Dia mengungkapkan banyak juga sebenarnya kasus-kasus korupsi yang lebih cepat diselesaikan oleh jajaran kejaksaan oleh karena memang bukti-buktinya sudah cukup.

“Kalian tahu yang digugat itu menyangkut korupsi. Korupsi itu pelakunya siapa. Mereka itu orang-orang yang mempunyai intelektual tinggi, punya jaringan, punya kekuasaan, punya kewenangan. Bahkan juga punya uang,” tutur Prasetyo.

Oleh karena itu, katanya, para pelaku korupsi bisa melakukan apa saja.  Dia pun mencontohkan misalnya pelaku bisa menghilangkan atau menyembunyikan bukti-buktinya.

“Pelaku juga bisa mempengaruhi saksi-saksinya karena punya kekuasaan, dan dengan kewenangan dia bisa menekan atau mengancam saksi-saksi yang memberi keterangan. Ini yang kita tidak inginkan dan yang membuat kita harus hati-hati,” ucap mantan Kajati Sulawesi Selatan ini.

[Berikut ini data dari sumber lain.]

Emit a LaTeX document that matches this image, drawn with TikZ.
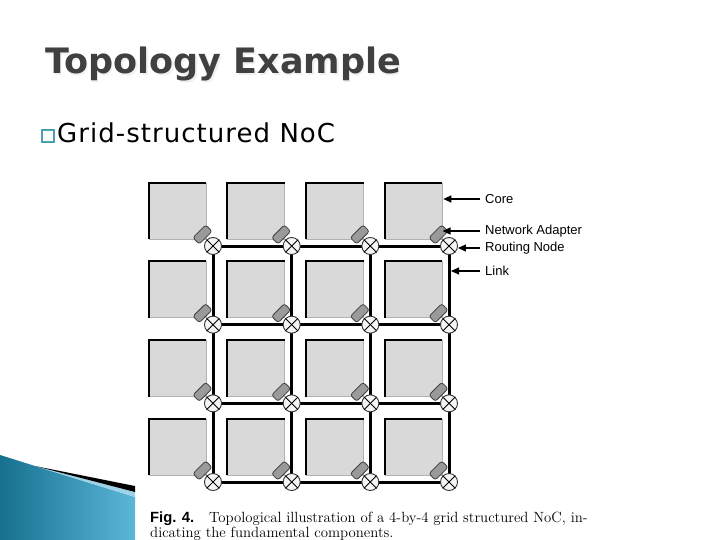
\documentclass[tikz,border=0pt]{standalone}
\usepackage{fontspec}
\newfontfamily\titlefont{DejaVu Sans}
\newfontfamily\subfont[LetterSpace=4]{DejaVu Sans}
\newfontfamily\figfont{Liberation Sans}
\usetikzlibrary{positioning,arrows.meta}

\definecolor{titlegray}{HTML}{404040}
\definecolor{bulletteal}{HTML}{4A9FB2}
\definecolor{coregray}{HTML}{D9D9D9}
\definecolor{adaptergray}{HTML}{9A9A9A}
\definecolor{slideblue}{HTML}{16708E}
\definecolor{slidelight}{HTML}{5BB6D8}

\tikzset{
  core/.style={rectangle, fill=coregray, draw=gray!60, line width=0.6,
    minimum width=57, minimum height=56, inner sep=0},
  router/.style={circle, draw=black!80, fill=gray!8, line width=0.9,
    minimum size=17, inner sep=0},
  adapter/.style={rectangle, rounded corners=2.5, draw=black!75, fill=adaptergray,
    line width=0.8, minimum width=18, minimum height=9, inner sep=0, rotate=45},
  link/.style={line width=3, black},
  tag/.style={font=\figfont\fontsize{13}{15}\selectfont, anchor=west, inner sep=0},
  pointer/.style={-{Triangle[length=8,width=7]}, line width=1.1},
}

\begin{document}
\begin{tikzpicture}[x=1pt, y=-1pt]
  \useasboundingbox (0,0) rectangle (720,540);
  \fill[white] (0,0) rectangle (720,540);

  % slide decoration, lower left
  \shade[left color=slideblue, right color=slidelight]
    (0,455) -- (35,466) -- (135,497) -- (135,540) -- (0,540) -- cycle;
  \fill[slidelight!60!white] (35,466) -- (135,492) -- (135,497) -- cycle;
  \fill[black] (35,466) -- (135,486) -- (135,492) -- cycle;

  % title and bullet
  \node[anchor=base west, inner sep=0, text=gray!12,
    font=\titlefont\bfseries\fontsize{35}{40}\selectfont] at (46.5,75.5) {Topology Example};
  \node[anchor=base west, inner sep=0, text=titlegray,
    font=\titlefont\bfseries\fontsize{35}{40}\selectfont] (title) at (45,74) {Topology Example};
  \node[draw=bulletteal, line width=1.1, minimum size=12, inner sep=0] (bullet) at (48,136) {};
  \node[anchor=base west, inner sep=0,
    font=\subfont\fontsize{26}{30}\selectfont] (sub) at (57,143) {Grid-structured NoC};

  % 4-by-4 grid: cores, adapters, routing nodes
  \foreach \i in {1,...,4} {
    \foreach \j in {1,...,4} {
      \coordinate (p-\i-\j) at ({213+78.67*(\j-1)}, {246+78.67*(\i-1)});
      \node[core] (c-\i-\j) at ([shift={(-35.5,-35)}]p-\i-\j) {};
      \draw[line width=1.8] (c-\i-\j.south west) -- (c-\i-\j.north west) -- (c-\i-\j.north east);
    }
  }

  % links
  \foreach \i in {1,...,4} {
    \draw[link] (p-\i-1) -- (p-\i-4);
    \draw[link] (p-1-\i) -- (p-4-\i);
  }

  \foreach \i in {1,...,4} {
    \foreach \j in {1,...,4} {
      \node[adapter] (a-\i-\j) at ([shift={(-10.5,-11.5)}]p-\i-\j) {};
      \node[router] (r-\i-\j) at (p-\i-\j) {};
      \draw[line width=0.9] (r-\i-\j.45) -- (r-\i-\j.225);
      \draw[line width=0.9] (r-\i-\j.135) -- (r-\i-\j.315);
    }
  }

  % component labels
  \node[tag] (lcore) at (485,199) {Core};
  \node[tag] (ladapter) at (485,231) {Network Adapter};
  \node[tag] (lrouter) at (485,248) {Routing Node};
  \node[tag] (llink) at (485,271) {Link};
  \coordinate (tcore) at (lcore.west -| c-1-4.east);
  \coordinate (tadapter) at ([xshift=4]ladapter.west -| a-1-4.center);
  \coordinate (tlink) at ([xshift=2]llink.west -| p-1-4);
  \draw[pointer] ([xshift=-5]lcore.west) -- ([xshift=1]tcore);
  \draw[pointer] ([xshift=-5]ladapter.west) -- (tadapter);
  \draw[pointer] ([xshift=-5]lrouter.west) -- (lrouter.west -| r-1-4.east);
  \draw[pointer] ([xshift=-5]llink.west) -- (tlink);

  % caption
  \node[anchor=base west, inner sep=0, align=left,
    font=\fontsize{14.8}{15}\selectfont] (caption) at (150,537)
    {{\figfont\bfseries Fig. 4.}\quad Topological illustration of a 4-by-4 grid structured NoC, in-\\
     dicating the fundamental components.};
\end{tikzpicture}
\end{document}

“Jadi jangan katakan kita tidak kerja. Kalau lihat gedung bundar (gedung JAM Pidus–Red) sana. Siang, sore malam kerja terus jaksa kita,” ucap Jaksa Agung.

Sementara terkait dengan jumlah jaksa, diakuinya masih sangat kurang. Dikatakannya jumlah jaksa idealnya sekitar 20 ribuan dan saat ini jumlahnya baru sekitar 10 ribuan

Oleh karena itu pihaknya masih meminta terus tambahan kepada Menpan. “Tapi tentunya kita lihat juga sebarannya harus sesusai dengan kebutuhan wilayah atau daerah masing-masing.”

Dicontohkannya untuk Pulau Jawa misalnya, tentu perlu banyak jaksa karena perkaranya lebih banyak. “Beda misalnya kalau di Papua yang perkaranya sedikit. Dan mungkin tugas jaksa disana lebih banyak jaksa untuk memberikan pencerahan kepada masyarakat, terutama mendapat pencerahan di bidang hukum.